Task goal -> Copy each line below exactly and leave the pictures out.

Given data ->
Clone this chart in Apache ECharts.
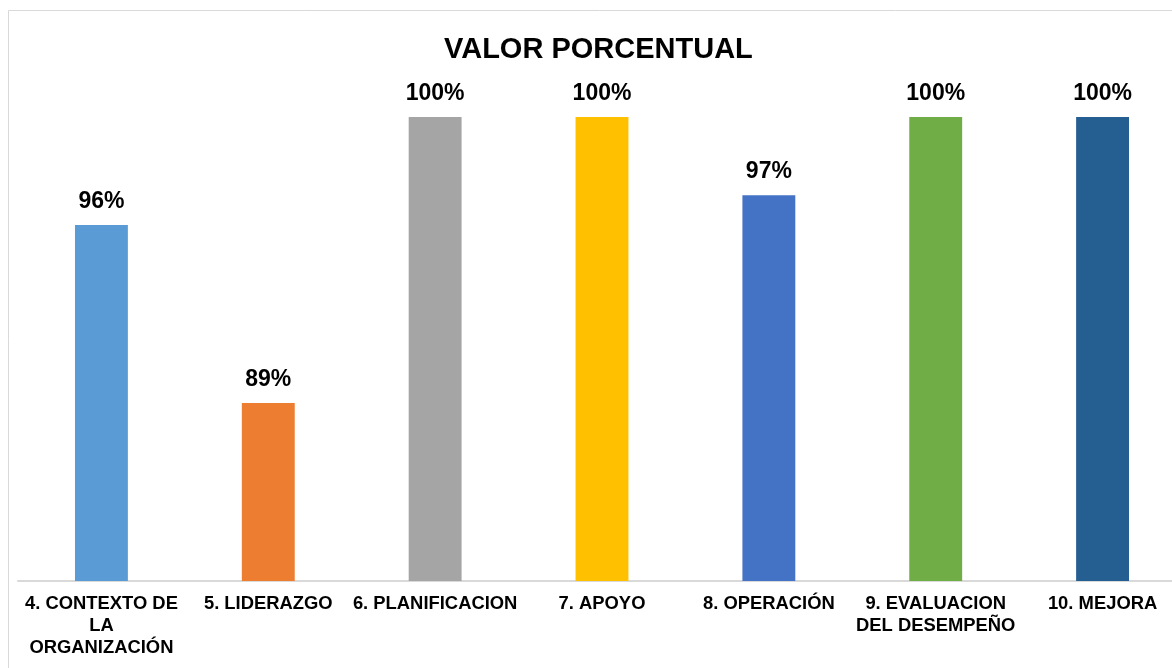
<!DOCTYPE html>
<html>
<head>
<meta charset="utf-8">
<script src="https://cdn.jsdelivr.net/npm/echarts@6/dist/echarts.min.js"></script>
<style>
html,body{margin:0;padding:0;background:#fff;overflow:hidden;width:1172px;height:668px;}
#chart{width:1190px;height:668px;}
</style>
</head>
<body>
<div id="chart"></div>
<script>
const categories = [
  "4. CONTEXTO DE\nLA\nORGANIZACIÓN",
  "5. LIDERAZGO",
  "6. PLANIFICACION",
  "7. APOYO",
  "8. OPERACIÓN",
  "9. EVALUACION\nDEL DESEMPEÑO",
  "10. MEJORA"
];
const values = [96, 89.4, 100, 100, 97.1, 100, 100];
const colors = ["#5B9BD5", "#ED7D31", "#A5A5A5", "#FFC000", "#4472C4", "#70AD47", "#255E91"];
const chartTitle = "VALOR PORCENTUAL";

const FONT = "'Liberation Sans', Arial, sans-serif";
const chart = echarts.init(document.getElementById('chart'), null, {renderer: 'canvas'});
chart.setOption({
  animation: false,
  backgroundColor: '#fff',
  graphic: [{
    type: 'rect',
    shape: {x: 8.5, y: 10.5, width: 1300, height: 800},
    style: {fill: 'none', stroke: '#d9d9d9', lineWidth: 1},
    silent: true
  }],
  title: {
    text: chartTitle,
    left: 439,
    top: 30,
    textStyle: {fontFamily: FONT, fontWeight: 'bold', fontSize: 29, color: '#000'}
  },
  grid: {left: 18, top: 117, bottom: 87, width: 1168},
  xAxis: {
    type: 'category',
    data: categories,
    axisLine: {show: true, lineStyle: {color: '#d9d9d9', width: 2}},
    axisTick: {show: false},
    axisLabel: {
      interval: 0,
      margin: 12,
      fontFamily: FONT,
      fontWeight: 'bold',
      fontSize: 18.4,
      lineHeight: 22,
      color: '#000',
      align: 'center'
    }
  },
  yAxis: {
    type: 'value',
    min: 82.8,
    max: 100,
    show: false,
    splitLine: {show: false}
  },
  series: [{
    type: 'bar',
    barWidth: '31.7%',
    data: values.map((v, i) => ({value: v, itemStyle: {color: colors[i]}})),
    label: {
      show: true,
      position: 'top',
      distance: 12,
      fontFamily: FONT,
      fontWeight: 'bold',
      fontSize: 23,
      color: '#000',
      formatter: p => Math.round(p.value) + '%'
    }
  }]
});
</script>
</body>
</html>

Answer to this exercise ->
Clone this chart in Apache ECharts.
<!DOCTYPE html>
<html>
<head>
<meta charset="utf-8">
<script src="https://cdn.jsdelivr.net/npm/echarts@6/dist/echarts.min.js"></script>
<style>
html,body{margin:0;padding:0;background:#fff;overflow:hidden;width:1172px;height:668px;}
#chart{width:1190px;height:668px;}
</style>
</head>
<body>
<div id="chart"></div>
<script>
const categories = [
  "4. CONTEXTO DE\nLA\nORGANIZACIÓN",
  "5. LIDERAZGO",
  "6. PLANIFICACION",
  "7. APOYO",
  "8. OPERACIÓN",
  "9. EVALUACION\nDEL DESEMPEÑO",
  "10. MEJORA"
];
const values = [96, 89.4, 100, 100, 97.1, 100, 100];
const colors = ["#5B9BD5", "#ED7D31", "#A5A5A5", "#FFC000", "#4472C4", "#70AD47", "#255E91"];
const chartTitle = "VALOR PORCENTUAL";

const FONT = "'Liberation Sans', Arial, sans-serif";
const chart = echarts.init(document.getElementById('chart'), null, {renderer: 'canvas'});
chart.setOption({
  animation: false,
  backgroundColor: '#fff',
  graphic: [{
    type: 'rect',
    shape: {x: 8.5, y: 10.5, width: 1300, height: 800},
    style: {fill: 'none', stroke: '#d9d9d9', lineWidth: 1},
    silent: true
  }],
  title: {
    text: chartTitle,
    left: 439,
    top: 30,
    textStyle: {fontFamily: FONT, fontWeight: 'bold', fontSize: 29, color: '#000'}
  },
  grid: {left: 18, top: 117, bottom: 87, width: 1168},
  xAxis: {
    type: 'category',
    data: categories,
    axisLine: {show: true, lineStyle: {color: '#d9d9d9', width: 2}},
    axisTick: {show: false},
    axisLabel: {
      interval: 0,
      margin: 12,
      fontFamily: FONT,
      fontWeight: 'bold',
      fontSize: 18.4,
      lineHeight: 22,
      color: '#000',
      align: 'center'
    }
  },
  yAxis: {
    type: 'value',
    min: 82.8,
    max: 100,
    show: false,
    splitLine: {show: false}
  },
  series: [{
    type: 'bar',
    barWidth: '31.7%',
    data: values.map((v, i) => ({value: v, itemStyle: {color: colors[i]}})),
    label: {
      show: true,
      position: 'top',
      distance: 12,
      fontFamily: FONT,
      fontWeight: 'bold',
      fontSize: 23,
      color: '#000',
      formatter: p => Math.round(p.value) + '%'
    }
  }]
});
</script>
</body>
</html>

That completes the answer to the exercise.